In the leaks thread, Susan Hennessey, Shannon Togawa Mercer, and Benjamin Wittes of Lawfare analyze the recent leaks in The New York Times and CNN in which Paul Manafort is revealed to be under apparent imminent indictment and was wiretapped under FISA, and discuss the nature of these leaks:
The CNN story is a different matter. The story discloses FISA wiretaps against a named U.S. person. Whatever Paul Manafort may have done, he is a citizen of this country, and this is an egregious civil liberties violation. It’s also a significant compromise of national security information. Simply put, FISA information should never leak. When it does, it erodes the systems through which the government protects national security—and it rightly erodes public confidence that the systems designed to protect civil liberties work as intended.
Political leaking of wiretapping information is the stuff of the Hoover era. It has no legitimate place in our politics.

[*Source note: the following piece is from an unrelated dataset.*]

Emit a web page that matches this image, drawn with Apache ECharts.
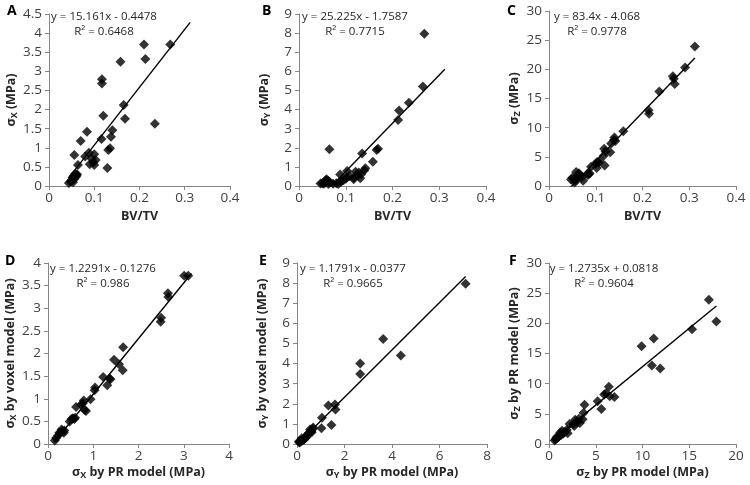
<!DOCTYPE html>
<html><head><meta charset="utf-8">
<script src="https://cdn.jsdelivr.net/npm/echarts@6/dist/echarts.min.js"></script>
<style>html,body{margin:0;padding:0;background:#fff}#c{width:750px;height:485px}</style>
</head><body><div id="c"></div>
<script>
// ---- Panel A: BV/TV vs sigma_X ----
const aX = [0.210,0.268,0.213,0.158,0.117,0.117,0.165,0.120,0.168,0.234,0.084,0.140,0.070,0.116,0.137,0.135,0.131,0.056,0.080,0.088,0.100,0.103,0.090,0.100,0.129,0.064,0.058,0.061,0.060,0.055,0.052,0.056,0.050,0.048,0.044,0.053,0.062,0.094,0.098];
const aY = [3.70,3.70,3.32,3.25,2.79,2.68,2.12,1.84,1.76,1.63,1.42,1.46,1.18,1.23,1.29,0.99,0.94,0.81,0.77,0.87,0.83,0.68,0.57,0.55,0.47,0.55,0.32,0.28,0.24,0.27,0.22,0.18,0.15,0.12,0.08,0.10,0.31,0.72,0.62];
// ---- Panel B: BV/TV vs sigma_Y ----
const bX = [0.268,0.265,0.235,0.214,0.212,0.169,0.166,0.135,0.158,0.065,0.142,0.140,0.103,0.121,0.088,0.128,0.117,0.117,0.131,0.108,0.100,0.095,0.090,0.084,0.080,0.073,0.066,0.062,0.059,0.057,0.056,0.053,0.050,0.046,0.063,0.102,0.126,0.133];
const bY = [7.97,5.20,4.35,3.95,3.45,1.95,1.88,1.70,1.27,1.92,0.93,0.82,0.78,0.75,0.60,0.70,0.45,0.35,0.40,0.52,0.38,0.30,0.22,0.10,0.15,0.12,0.20,0.28,0.35,0.30,0.18,0.12,0.15,0.13,0.10,0.45,0.55,0.62];
// ---- Panel C: BV/TV vs sigma_Z ----
const cX = [0.312,0.291,0.265,0.267,0.269,0.236,0.213,0.214,0.159,0.140,0.139,0.142,0.133,0.131,0.118,0.121,0.117,0.119,0.103,0.106,0.100,0.102,0.090,0.087,0.083,0.085,0.073,0.064,0.062,0.060,0.057,0.055,0.053,0.050,0.047,0.066,0.070,0.058,0.108];
const cY = [23.9,20.3,18.8,18.4,17.5,16.2,13.0,12.4,9.4,8.3,7.9,7.7,7.3,5.8,6.4,5.9,5.2,3.5,4.1,4.0,3.8,3.1,3.3,2.2,1.9,2.0,0.9,2.2,1.8,1.5,1.0,0.6,1.2,1.4,1.1,1.9,1.5,2.4,4.3];
// ---- Panel D: sigma_X PR vs voxel ----
const dX = [3.01,3.10,2.65,2.66,2.50,2.49,1.66,1.46,1.57,1.65,1.22,1.36,1.31,1.04,1.03,0.94,0.79,0.77,0.81,0.84,0.62,0.60,0.55,0.52,0.48,0.36,0.33,0.30,0.28,0.25,0.22,0.18,0.15,0.35,0.73,1.38,0.58];
const dY = [3.72,3.72,3.33,3.25,2.79,2.70,2.14,1.86,1.76,1.63,1.48,1.45,1.30,1.25,1.19,0.99,0.96,0.90,0.75,0.73,0.82,0.58,0.57,0.55,0.50,0.30,0.28,0.32,0.26,0.25,0.18,0.13,0.08,0.25,0.87,1.43,0.55];
// ---- Panel E: sigma_Y PR vs voxel ----
const eX = [7.10,3.63,4.37,2.66,2.66,1.32,1.60,1.62,1.05,1.45,1.03,0.68,0.66,0.60,0.57,0.55,0.50,0.45,0.40,0.36,0.32,0.28,0.25,0.22,0.18,0.15,0.12,0.10,0.20,0.30,0.15,0.62,0.40,0.08,0.35];
const eY = [7.97,5.22,4.40,4.00,3.48,1.91,1.97,1.72,1.30,0.94,0.78,0.82,0.75,0.65,0.60,0.72,0.55,0.48,0.40,0.35,0.30,0.25,0.20,0.18,0.15,0.12,0.10,0.08,0.28,0.22,0.18,0.58,0.35,0.12,0.30];
// ---- Panel F: sigma_Z PR vs voxel ----
const fX = [17.1,17.9,15.3,11.2,9.9,11.0,11.9,6.4,6.1,5.9,6.5,7.0,5.2,3.8,3.7,5.6,3.2,2.8,3.0,2.6,3.3,2.2,1.9,1.7,1.4,1.2,1.3,1.0,0.9,0.7,0.6,1.1,2.0,3.6,1.5,0.8,2.7];
const fY = [23.9,20.3,19.0,17.5,16.2,13.0,12.5,9.5,8.4,8.2,7.9,7.8,7.1,6.5,5.2,5.8,4.2,4.0,3.6,3.3,3.5,3.3,2.3,2.0,2.2,1.9,1.5,1.2,1.0,0.8,0.6,1.4,1.8,4.1,1.7,1.1,3.0];

// regression (slope, intercept, R²) and trendline x-extent
const slopes = [15.161, 25.225, 83.4, 1.2291, 1.1791, 1.2735];
const intercepts = [-0.4478, -1.7587, -4.068, -0.1276, -0.0377, 0.0818];
const eqTexts = ['y = 15.161x - 0.4478','y = 25.225x - 1.7587','y = 83.4x - 4.068','y = 1.2291x - 0.1276','y = 1.1791x - 0.0377','y = 1.2735x + 0.0818'];
const r2Texts = ['R² = 0.6468','R² = 0.7715','R² = 0.9778','R² = 0.986','R² = 0.9665','R² = 0.9604'];
const trendFrom = [0.044, 0.044, 0.044, 0.13, 0.08, 0.5];
const trendTo = [0.312, 0.312, 0.312, 3.17, 7.1, 17.9];

// axis ranges (tick labels)
const xMax = [0.4, 0.4, 0.4, 4, 8, 20];
const xStep = [0.1, 0.1, 0.1, 1, 2, 5];
const yMax = [4.5, 9, 30, 4, 9, 30];
const yStep = [0.5, 1, 5, 0.5, 1, 5];
const letters = ['A','B','C','D','E','F'];
const xNames = ['{b|BV/TV}','{b|BV/TV}','{b|BV/TV}','{b|σ}{s|X}{b| by PR model (MPa)}','{b|σ}{s|Y}{b| by PR model (MPa)}','{b|σ}{s|Z}{b| by PR model (MPa)}'];
const yNames = ['{b|σ}{s|X}{b| (MPa)}','{b|σ}{s|Y}{b| (MPa)}','{b|σ}{s|Z}{b| (MPa)}','{b|σ}{s|X}{b| by voxel model (MPa)}','{b|σ}{s|Y}{b| by voxel model (MPa)}','{b|σ}{s|Z}{b| by PR model (MPa)}'];

const xs = [aX,bX,cX,dX,eX,fX];
const ys = [aY,bY,cY,dY,eY,fY];

const FONT = 'Open Sans';
const grids = [
  {left:49, top:14, width:181, height:172},
  {left:299, top:14, width:187, height:172},
  {left:549, top:11, width:187, height:175},
  {left:48, top:263, width:181, height:181},
  {left:297, top:263, width:190, height:181},
  {left:549, top:263, width:187, height:181}
];
const letterPos = [[7,4],[262,4],[507,4],[5,254],[259,254],[509,254]];
const eqCenter = [104,355,597,103,353,604];
const eqTop = [17,17,17,269,269,269];

const rich = {
  b:{fontSize:12.5, fontWeight:'bold', fontFamily:FONT, color:'#262626'},
  s:{fontSize:9, fontWeight:'bold', fontFamily:FONT, color:'#262626', verticalAlign:'bottom', padding:[7,0,0,0]}
};
const axisCommon = {
  axisLine:{show:true, onZero:false, lineStyle:{color:'#868686', width:1}},
  axisTick:{show:true, inside:false, length:4, lineStyle:{color:'#868686'}},
  splitLine:{show:false},
  axisLabel:{color:'#404040', fontSize:13.5, fontFamily:FONT},
  nameLocation:'middle'
};

const option = {
  animation:false,
  backgroundColor:'#fff',
  grid: grids,
  xAxis: grids.map((g,i)=>Object.assign({}, axisCommon, {
    type:'value', gridIndex:i, min:0, max:xMax[i], interval:xStep[i],
    name:xNames[i], nameGap: i<3 ? 24 : 20, nameTextStyle:{rich:rich},
    axisLabel:Object.assign({}, axisCommon.axisLabel, {margin:5})
  })),
  yAxis: grids.map((g,i)=>Object.assign({}, axisCommon, {
    type:'value', gridIndex:i, min:0, max:yMax[i], interval:yStep[i],
    name:yNames[i], nameGap: 27, nameTextStyle:{rich:rich},
    axisLabel:Object.assign({}, axisCommon.axisLabel, {margin:7})
  })),
  series: [],
  graphic: []
};

for (let i=0;i<6;i++){
  option.series.push({
    type:'scatter', xAxisIndex:i, yAxisIndex:i,
    data: xs[i].map((x,k)=>[x, ys[i][k]]),
    symbol:'diamond', symbolSize:10,
    itemStyle:{color:'#000'}, silent:true
  });
  const x0 = trendFrom[i], x1 = trendTo[i];
  option.series.push({
    type:'line', xAxisIndex:i, yAxisIndex:i, clip:true,
    data: [[x0, slopes[i]*x0+intercepts[i]], [x1, slopes[i]*x1+intercepts[i]]],
    showSymbol:false, symbol:'none', silent:true,
    lineStyle:{color:'#000', width:1.4}
  });
  option.graphic.push({type:'text', left:letterPos[i][0], top:letterPos[i][1],
    style:{text:letters[i], font:'bold 14px "Open Sans"', fill:'#000'}});
  option.graphic.push({type:'text', x:eqCenter[i], y:eqTop[i],
    style:{text:eqTexts[i], font:'11.5px "Open Sans"', fill:'#262626', textAlign:'center', textVerticalAlign:'middle'}});
  option.graphic.push({type:'text', x:eqCenter[i], y:eqTop[i]+15,
    style:{text:r2Texts[i], font:'11.5px "Open Sans"', fill:'#262626', textAlign:'center', textVerticalAlign:'middle'}});
}

const chart = echarts.init(document.getElementById('c'), null, {renderer:'canvas'});
chart.setOption(option);
</script></body></html>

Who is responsible for this particular leak is unclear. …
For what it’s worth, a congressional or political echelon leak here seems to us more likely than either an investigative leak from Mueller’s shop or a leak from the court. The FISA court has been a black box since its creation in 1978. Mueller’s shop has been very quiet since its inception—and these leaks are to a considerable degree at his expense. The world, after all, now knows (assuming the story is true) that he has Manafort tapes during a period in which Trump was talking to Manafort; and Trump now has a great talking point about how his claims of having had his “wires tapped” have been vindicated. In that sense, at least, it’s a bad day for Mueller.
I think they are a little ambiguous in the first paragraph, and I will simply have to guess the civil liberties violation is the leak itself, not the FISA wiretap.